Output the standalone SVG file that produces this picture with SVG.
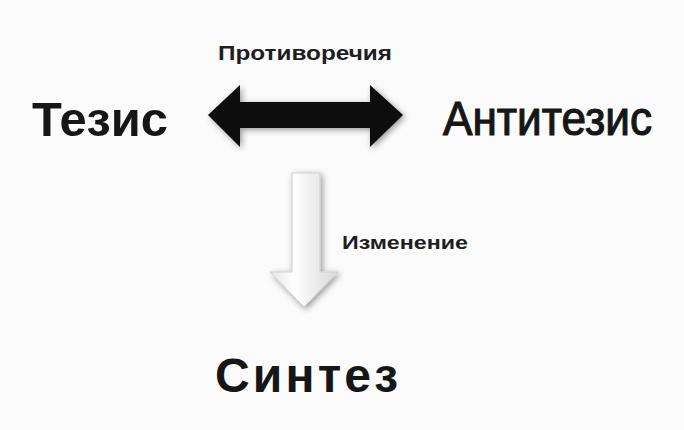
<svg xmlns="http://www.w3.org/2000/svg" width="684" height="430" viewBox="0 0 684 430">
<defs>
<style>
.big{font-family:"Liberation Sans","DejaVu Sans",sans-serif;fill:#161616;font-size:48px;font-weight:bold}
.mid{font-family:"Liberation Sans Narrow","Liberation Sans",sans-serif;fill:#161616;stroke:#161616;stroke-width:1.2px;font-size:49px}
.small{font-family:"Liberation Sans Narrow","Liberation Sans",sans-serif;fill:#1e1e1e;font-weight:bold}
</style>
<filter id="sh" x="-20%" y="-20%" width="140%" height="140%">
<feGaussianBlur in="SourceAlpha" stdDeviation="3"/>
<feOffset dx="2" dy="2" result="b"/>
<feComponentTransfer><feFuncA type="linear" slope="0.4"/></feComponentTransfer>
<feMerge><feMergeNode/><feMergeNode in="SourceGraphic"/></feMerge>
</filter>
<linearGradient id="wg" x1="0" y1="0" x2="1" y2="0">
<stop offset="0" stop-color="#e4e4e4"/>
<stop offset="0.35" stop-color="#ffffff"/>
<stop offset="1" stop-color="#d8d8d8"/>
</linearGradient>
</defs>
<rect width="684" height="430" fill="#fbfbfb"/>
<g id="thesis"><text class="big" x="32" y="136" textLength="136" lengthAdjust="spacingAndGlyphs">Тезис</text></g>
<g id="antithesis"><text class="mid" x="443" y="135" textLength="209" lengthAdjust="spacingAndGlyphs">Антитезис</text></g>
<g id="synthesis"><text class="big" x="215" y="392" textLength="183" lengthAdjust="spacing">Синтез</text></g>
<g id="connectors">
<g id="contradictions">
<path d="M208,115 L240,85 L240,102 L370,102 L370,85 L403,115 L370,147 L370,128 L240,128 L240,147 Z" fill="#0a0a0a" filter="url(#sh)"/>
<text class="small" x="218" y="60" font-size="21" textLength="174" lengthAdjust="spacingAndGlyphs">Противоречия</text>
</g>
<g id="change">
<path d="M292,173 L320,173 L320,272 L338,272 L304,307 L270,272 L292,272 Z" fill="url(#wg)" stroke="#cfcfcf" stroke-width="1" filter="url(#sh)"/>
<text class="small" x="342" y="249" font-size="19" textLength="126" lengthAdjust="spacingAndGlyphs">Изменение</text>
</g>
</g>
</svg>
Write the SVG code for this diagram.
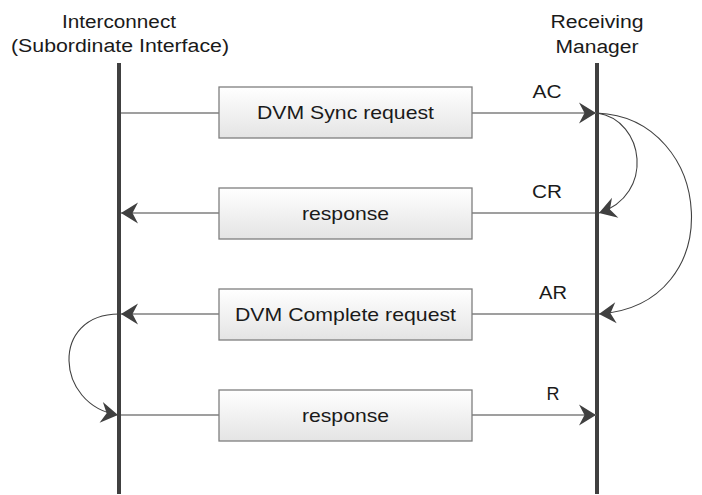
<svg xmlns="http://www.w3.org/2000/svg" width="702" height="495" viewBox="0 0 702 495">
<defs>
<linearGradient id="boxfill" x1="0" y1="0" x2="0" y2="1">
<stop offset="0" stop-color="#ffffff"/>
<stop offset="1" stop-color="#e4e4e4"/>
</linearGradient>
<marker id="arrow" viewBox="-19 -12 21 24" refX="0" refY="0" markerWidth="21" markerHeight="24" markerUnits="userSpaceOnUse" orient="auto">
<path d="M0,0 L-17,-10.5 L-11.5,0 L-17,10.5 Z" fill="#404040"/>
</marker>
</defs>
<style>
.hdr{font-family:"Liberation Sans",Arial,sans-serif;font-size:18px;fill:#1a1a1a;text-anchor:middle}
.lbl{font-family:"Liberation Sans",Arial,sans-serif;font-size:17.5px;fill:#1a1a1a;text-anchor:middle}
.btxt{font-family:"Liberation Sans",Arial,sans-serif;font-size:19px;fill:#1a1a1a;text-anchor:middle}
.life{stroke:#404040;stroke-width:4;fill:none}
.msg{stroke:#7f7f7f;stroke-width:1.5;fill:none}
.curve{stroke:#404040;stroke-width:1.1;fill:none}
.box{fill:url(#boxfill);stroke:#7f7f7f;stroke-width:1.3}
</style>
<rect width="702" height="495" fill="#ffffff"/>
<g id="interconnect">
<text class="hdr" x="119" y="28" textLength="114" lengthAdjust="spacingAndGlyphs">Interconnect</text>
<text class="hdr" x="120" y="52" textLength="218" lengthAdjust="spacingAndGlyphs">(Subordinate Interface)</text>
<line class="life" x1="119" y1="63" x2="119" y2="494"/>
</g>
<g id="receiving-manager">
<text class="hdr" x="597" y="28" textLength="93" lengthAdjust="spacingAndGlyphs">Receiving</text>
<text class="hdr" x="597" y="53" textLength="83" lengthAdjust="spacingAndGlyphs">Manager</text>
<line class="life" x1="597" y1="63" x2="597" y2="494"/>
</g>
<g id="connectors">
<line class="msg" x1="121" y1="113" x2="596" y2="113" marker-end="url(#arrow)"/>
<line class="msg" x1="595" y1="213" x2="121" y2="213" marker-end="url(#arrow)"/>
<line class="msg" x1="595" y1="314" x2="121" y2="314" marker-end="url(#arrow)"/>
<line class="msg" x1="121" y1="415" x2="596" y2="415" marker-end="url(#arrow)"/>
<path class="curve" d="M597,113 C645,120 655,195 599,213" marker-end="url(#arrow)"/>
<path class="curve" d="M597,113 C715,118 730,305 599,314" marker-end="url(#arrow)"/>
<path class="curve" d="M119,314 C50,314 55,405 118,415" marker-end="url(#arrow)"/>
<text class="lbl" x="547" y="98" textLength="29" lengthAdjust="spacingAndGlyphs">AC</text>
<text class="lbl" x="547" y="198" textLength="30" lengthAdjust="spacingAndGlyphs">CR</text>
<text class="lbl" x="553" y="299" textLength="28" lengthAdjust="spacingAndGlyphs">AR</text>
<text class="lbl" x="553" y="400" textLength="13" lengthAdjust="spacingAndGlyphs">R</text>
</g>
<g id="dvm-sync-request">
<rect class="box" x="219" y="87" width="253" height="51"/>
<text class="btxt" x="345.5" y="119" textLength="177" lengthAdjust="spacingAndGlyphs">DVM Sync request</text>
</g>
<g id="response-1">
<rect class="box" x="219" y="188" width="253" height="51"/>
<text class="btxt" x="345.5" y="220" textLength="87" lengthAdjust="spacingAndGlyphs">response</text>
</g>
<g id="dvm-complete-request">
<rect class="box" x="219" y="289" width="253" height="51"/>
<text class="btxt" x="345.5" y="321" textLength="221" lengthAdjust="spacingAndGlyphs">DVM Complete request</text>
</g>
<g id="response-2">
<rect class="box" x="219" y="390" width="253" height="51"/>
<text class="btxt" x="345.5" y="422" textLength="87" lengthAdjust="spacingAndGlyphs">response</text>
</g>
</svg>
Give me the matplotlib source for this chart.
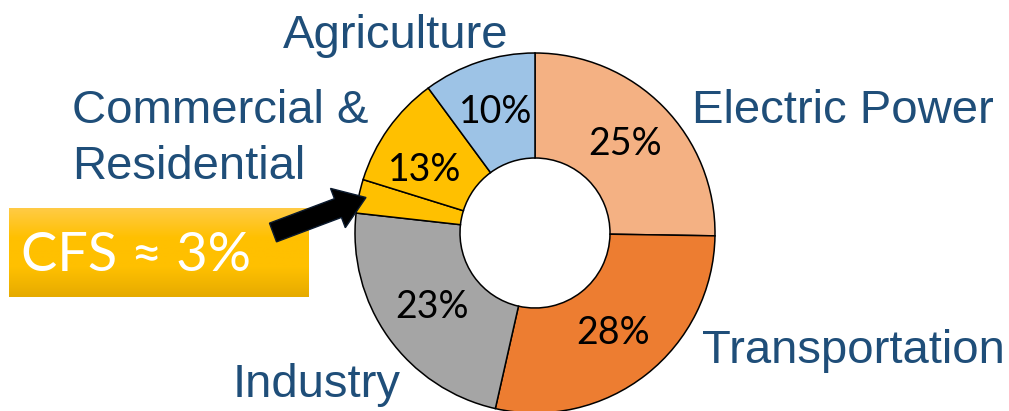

SHORT PROBLEM:
Your task is to copy the entries in full and exactly, without any images.

TASK RESPONSE:
Output the standalone SVG file that produces this picture with SVG.
<svg xmlns="http://www.w3.org/2000/svg" width="684" height="430" viewBox="0 0 684 430">
<defs>
<style>
.big{font-family:"Liberation Sans","DejaVu Sans",sans-serif;fill:#161616;font-size:48px;font-weight:bold}
.mid{font-family:"Liberation Sans Narrow","Liberation Sans",sans-serif;fill:#161616;stroke:#161616;stroke-width:1.2px;font-size:49px}
.small{font-family:"Liberation Sans Narrow","Liberation Sans",sans-serif;fill:#1e1e1e;font-weight:bold}
</style>
<filter id="sh" x="-20%" y="-20%" width="140%" height="140%">
<feGaussianBlur in="SourceAlpha" stdDeviation="3"/>
<feOffset dx="2" dy="2" result="b"/>
<feComponentTransfer><feFuncA type="linear" slope="0.4"/></feComponentTransfer>
<feMerge><feMergeNode/><feMergeNode in="SourceGraphic"/></feMerge>
</filter>
<linearGradient id="wg" x1="0" y1="0" x2="1" y2="0">
<stop offset="0" stop-color="#e4e4e4"/>
<stop offset="0.35" stop-color="#ffffff"/>
<stop offset="1" stop-color="#d8d8d8"/>
</linearGradient>
</defs>
<rect width="684" height="430" fill="#fbfbfb"/>
<g id="thesis"><text class="big" x="32" y="136" textLength="136" lengthAdjust="spacingAndGlyphs">Тезис</text></g>
<g id="antithesis"><text class="mid" x="443" y="135" textLength="209" lengthAdjust="spacingAndGlyphs">Антитезис</text></g>
<g id="synthesis"><text class="big" x="215" y="392" textLength="183" lengthAdjust="spacing">Синтез</text></g>
<g id="connectors">
<g id="contradictions">
<path d="M208,115 L240,85 L240,102 L370,102 L370,85 L403,115 L370,147 L370,128 L240,128 L240,147 Z" fill="#0a0a0a" filter="url(#sh)"/>
<text class="small" x="218" y="60" font-size="21" textLength="174" lengthAdjust="spacingAndGlyphs">Противоречия</text>
</g>
<g id="change">
<path d="M292,173 L320,173 L320,272 L338,272 L304,307 L270,272 L292,272 Z" fill="url(#wg)" stroke="#cfcfcf" stroke-width="1" filter="url(#sh)"/>
<text class="small" x="342" y="249" font-size="19" textLength="126" lengthAdjust="spacingAndGlyphs">Изменение</text>
</g>
</g>
</svg>
Write the SVG code for this diagram.
<svg xmlns="http://www.w3.org/2000/svg" width="702" height="495" viewBox="0 0 702 495">
<defs>
<linearGradient id="boxfill" x1="0" y1="0" x2="0" y2="1">
<stop offset="0" stop-color="#ffffff"/>
<stop offset="1" stop-color="#e4e4e4"/>
</linearGradient>
<marker id="arrow" viewBox="-19 -12 21 24" refX="0" refY="0" markerWidth="21" markerHeight="24" markerUnits="userSpaceOnUse" orient="auto">
<path d="M0,0 L-17,-10.5 L-11.5,0 L-17,10.5 Z" fill="#404040"/>
</marker>
</defs>
<style>
.hdr{font-family:"Liberation Sans",Arial,sans-serif;font-size:18px;fill:#1a1a1a;text-anchor:middle}
.lbl{font-family:"Liberation Sans",Arial,sans-serif;font-size:17.5px;fill:#1a1a1a;text-anchor:middle}
.btxt{font-family:"Liberation Sans",Arial,sans-serif;font-size:19px;fill:#1a1a1a;text-anchor:middle}
.life{stroke:#404040;stroke-width:4;fill:none}
.msg{stroke:#7f7f7f;stroke-width:1.5;fill:none}
.curve{stroke:#404040;stroke-width:1.1;fill:none}
.box{fill:url(#boxfill);stroke:#7f7f7f;stroke-width:1.3}
</style>
<rect width="702" height="495" fill="#ffffff"/>
<g id="interconnect">
<text class="hdr" x="119" y="28" textLength="114" lengthAdjust="spacingAndGlyphs">Interconnect</text>
<text class="hdr" x="120" y="52" textLength="218" lengthAdjust="spacingAndGlyphs">(Subordinate Interface)</text>
<line class="life" x1="119" y1="63" x2="119" y2="494"/>
</g>
<g id="receiving-manager">
<text class="hdr" x="597" y="28" textLength="93" lengthAdjust="spacingAndGlyphs">Receiving</text>
<text class="hdr" x="597" y="53" textLength="83" lengthAdjust="spacingAndGlyphs">Manager</text>
<line class="life" x1="597" y1="63" x2="597" y2="494"/>
</g>
<g id="connectors">
<line class="msg" x1="121" y1="113" x2="596" y2="113" marker-end="url(#arrow)"/>
<line class="msg" x1="595" y1="213" x2="121" y2="213" marker-end="url(#arrow)"/>
<line class="msg" x1="595" y1="314" x2="121" y2="314" marker-end="url(#arrow)"/>
<line class="msg" x1="121" y1="415" x2="596" y2="415" marker-end="url(#arrow)"/>
<path class="curve" d="M597,113 C645,120 655,195 599,213" marker-end="url(#arrow)"/>
<path class="curve" d="M597,113 C715,118 730,305 599,314" marker-end="url(#arrow)"/>
<path class="curve" d="M119,314 C50,314 55,405 118,415" marker-end="url(#arrow)"/>
<text class="lbl" x="547" y="98" textLength="29" lengthAdjust="spacingAndGlyphs">AC</text>
<text class="lbl" x="547" y="198" textLength="30" lengthAdjust="spacingAndGlyphs">CR</text>
<text class="lbl" x="553" y="299" textLength="28" lengthAdjust="spacingAndGlyphs">AR</text>
<text class="lbl" x="553" y="400" textLength="13" lengthAdjust="spacingAndGlyphs">R</text>
</g>
<g id="dvm-sync-request">
<rect class="box" x="219" y="87" width="253" height="51"/>
<text class="btxt" x="345.5" y="119" textLength="177" lengthAdjust="spacingAndGlyphs">DVM Sync request</text>
</g>
<g id="response-1">
<rect class="box" x="219" y="188" width="253" height="51"/>
<text class="btxt" x="345.5" y="220" textLength="87" lengthAdjust="spacingAndGlyphs">response</text>
</g>
<g id="dvm-complete-request">
<rect class="box" x="219" y="289" width="253" height="51"/>
<text class="btxt" x="345.5" y="321" textLength="221" lengthAdjust="spacingAndGlyphs">DVM Complete request</text>
</g>
<g id="response-2">
<rect class="box" x="219" y="390" width="253" height="51"/>
<text class="btxt" x="345.5" y="422" textLength="87" lengthAdjust="spacingAndGlyphs">response</text>
</g>
</svg>
Give me the matplotlib source for this chart.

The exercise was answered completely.